TodaysVerse.net
The wife hath not power of her own body, but the husband: and likewise also the husband hath not power of his own body, but the wife.
King James Version

Meaning

Paul is writing to the church in Corinth, a city in ancient Greece known for its extremes — both widespread sexual immorality and, among some religious groups, an intense asceticism that taught physical intimacy was spiritually inferior and should be avoided even within marriage. Paul pushes back against both errors. In this verse he introduces a principle of mutual belonging: each spouse has a kind of authority over the other's body. This was genuinely radical for the time — in the ancient Roman world, a wife had no recognized claim over her husband in this way. Paul deliberately extends the same right and responsibility equally to both husband and wife, framing it as a two-way gift, not a one-way possession.

Prayer

Lord, help me understand what it truly means to give myself — not from duty or guilt, but from love. Where I've withheld myself from my spouse, soften me. Where I've taken more than I've given, humble me. Build in us the kind of intimacy that reflects your own generous, open-handed love. Amen.

Reflection

The word 'belong' trips modern readers up almost immediately — it sounds possessive, even threatening in a culture that has rightly and painfully learned to protect bodily autonomy. But read the verse again carefully. Paul isn't describing ownership. He's describing something far stranger and more intimate: in marriage, you have given yourself, and been given to. The body is no longer purely private territory. It is shared. And for a culture in which wives were legally treated as property with no reciprocal claim over their husbands, the second half of this verse was genuinely subversive: the husband's body doesn't belong to him alone either. What Paul is describing is the deep, uncomfortable vulnerability of real marital intimacy — the kind where you cannot hide behind self-sufficiency or keep one part of yourself sealed off. Marriage, done honestly, asks you to be fully known and to fully know. That is frightening for most of us. We'd rather retain some private reserve, some part of ourselves untouched and unthreatened. But this verse invites married couples toward the full gift of themselves to each other — not out of obligation, but out of a love that chooses, day after day, to remain open.

Discussion Questions

1

Paul wrote this to correct both sexual excess and religious avoidance of intimacy in marriage.
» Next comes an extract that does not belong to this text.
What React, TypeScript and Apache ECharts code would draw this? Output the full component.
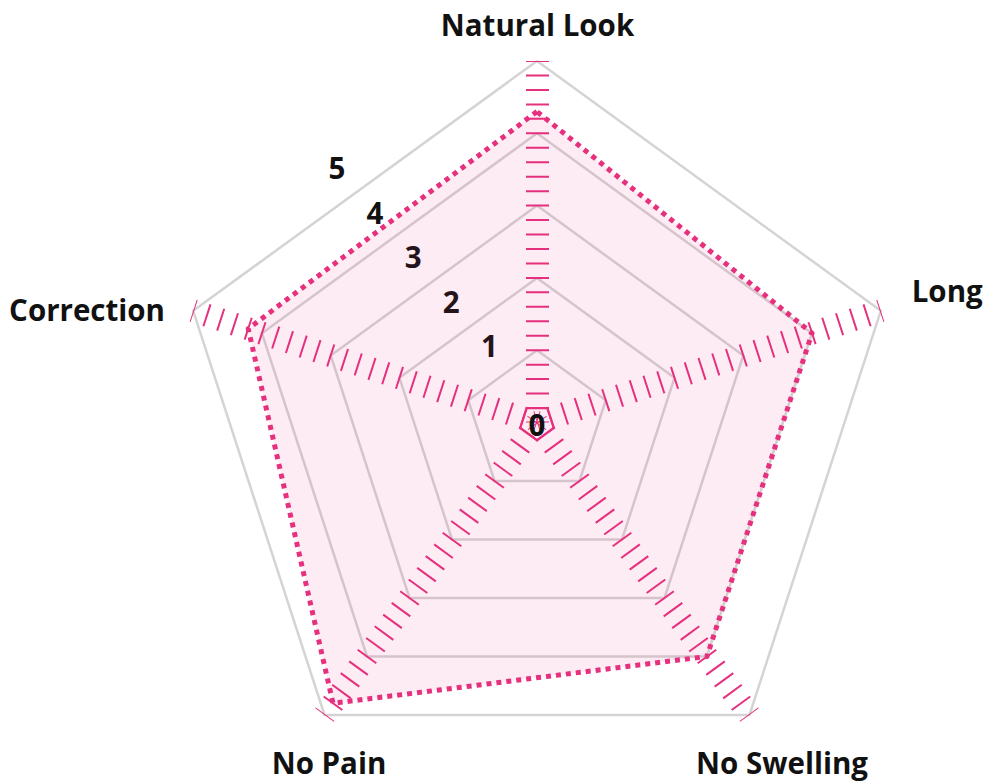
import React, { useEffect, useRef } from 'react';
import * as echarts from 'echarts';

// ---- data ----
const indicators = ['Natural Look', 'Correction', 'No Pain', 'No Swelling', 'Long'];
const scoreValues = [4.3, 4.2, 4.8, 4.0, 4.0];
const tickLabels = ['0', '1', '2', '3', '4', '5'];
const maxValue = 5;

// ---- styling / layout ----
const PINK = '#E6317E';
const GRID_GRAY = '#D4D4D4';
const TEXT = '#111111';
const FONT = 'Open Sans';
const FONT_SIZE = 29.5;
const CX = 537;
const CY = 422.5;
const R = 361.5;

const nameLayout: Record<string, { x: number; y: number; align: string }> = {
  'Natural Look': { x: 537.5, y: 24.5, align: 'center' },
  Correction: { x: 165, y: 309.7, align: 'right' },
  'No Pain': { x: 329, y: 762, align: 'center' },
  'No Swelling': { x: 782, y: 762, align: 'center' },
  Long: { x: 911.7, y: 290.8, align: 'left' },
};

export default function App() {
  const ref = useRef<HTMLDivElement>(null);
  useEffect(() => {
    if (!ref.current) return;
    const chart = echarts.init(ref.current, undefined, { renderer: 'svg' });
    const step = R / (maxValue * 5);
    chart.setOption({
      animation: false,
      backgroundColor: '#ffffff',
      radar: [
        {
          center: [CX, CY],
          radius: R,
          startAngle: 90,
          splitNumber: 5,
          shape: 'polygon',
          indicator: indicators.map((n) => ({ name: n, min: 0, max: maxValue })),
          axisName: { show: false },
          axisLine: {
            lineStyle: {
              color: PINK,
              width: 23,
              type: [2, step - 2],
              dashOffset: 1,
              cap: 'butt',
            },
          },
          axisTick: { show: false },
          axisLabel: { show: false },
          splitLine: { lineStyle: { color: GRID_GRAY, width: 2.5 } },
          splitArea: { show: false },
        },
        {
          center: [CX, CY],
          radius: 17.5,
          startAngle: 270,
          splitNumber: 1,
          shape: 'polygon',
          indicator: indicators.map(() => ({ name: '', min: 0, max: 1 })),
          axisName: { show: false },
          axisLine: { show: false },
          axisTick: { show: false },
          axisLabel: { show: false },
          splitLine: { lineStyle: { color: PINK, width: 2 } },
          splitArea: { show: false },
        },
      ],
      polar: { center: [527.5, 390.6], radius: 293.5 },
      angleAxis: {
        type: 'value',
        show: false,
        startAngle: 130.5,
        min: 0,
        max: 360,
      },
      radiusAxis: {
        type: 'value',
        min: 0,
        max: maxValue,
        interval: 1,
        axisLine: { show: false },
        axisTick: { show: false },
        splitLine: { show: false },
        axisLabel: {
          showMinLabel: false,
          margin: 0,
          align: 'center',
          verticalAlign: 'middle',
          fontFamily: FONT,
          fontWeight: 'bold',
          fontSize: FONT_SIZE,
          color: TEXT,
          formatter: (v: number) => tickLabels[Math.round(v)] ?? String(v),
        },
      },
      series: [
        {
          type: 'radar',
          radarIndex: 0,
          symbol: 'none',
          lineStyle: { color: PINK, width: 5, type: 'dotted', cap: 'butt' },
          areaStyle: { color: PINK, opacity: 0.09 },
          data: [{ value: scoreValues, name: 'Score' }],
        },
      ],
      graphic: [
        ...indicators.map((name) => ({
          type: 'text',
          x: nameLayout[name].x,
          y: nameLayout[name].y,
          z: 100,
          style: {
            text: name,
            fontFamily: FONT,
            fontWeight: 'bold',
            fontSize: FONT_SIZE,
            fill: TEXT,
            align: nameLayout[name].align,
            verticalAlign: 'middle',
          },
        })),
        {
          type: 'text',
          x: CX,
          y: CY + 1.5,
          z: 100,
          style: {
            text: tickLabels[0],
            fontFamily: FONT,
            fontWeight: 'bold',
            fontSize: FONT_SIZE,
            fill: TEXT,
            align: 'center',
            verticalAlign: 'middle',
          },
        },
      ],
    });
    return () => chart.dispose();
  }, []);
  return (
    <div
      ref={ref}
      style={{ position: 'fixed', left: 0, top: 0, width: '988px', height: '783px' }}
    />
  );
}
Which of those two errors do you think is more misunderstood or less talked about in Christian communities today?

2

The idea of your body 'belonging' to your spouse can sound either romantic or uncomfortable depending on your experience. What does healthy mutual belonging actually look like in practice — and just as importantly, what does it not look like?

3

This verse assumes a context of safety, trust, and genuine mutual love. What happens when that foundation is absent — and how do you think the church should address that honestly rather than avoiding it?

4

How does the radical mutuality in this verse — applying equally to both husband and wife — shape how you think about power, desire, and respect within a marriage?

5

Is there an area of your marriage where you've been holding back the full gift of yourself — emotionally, physically, or otherwise — and what might one small step toward more openness look like?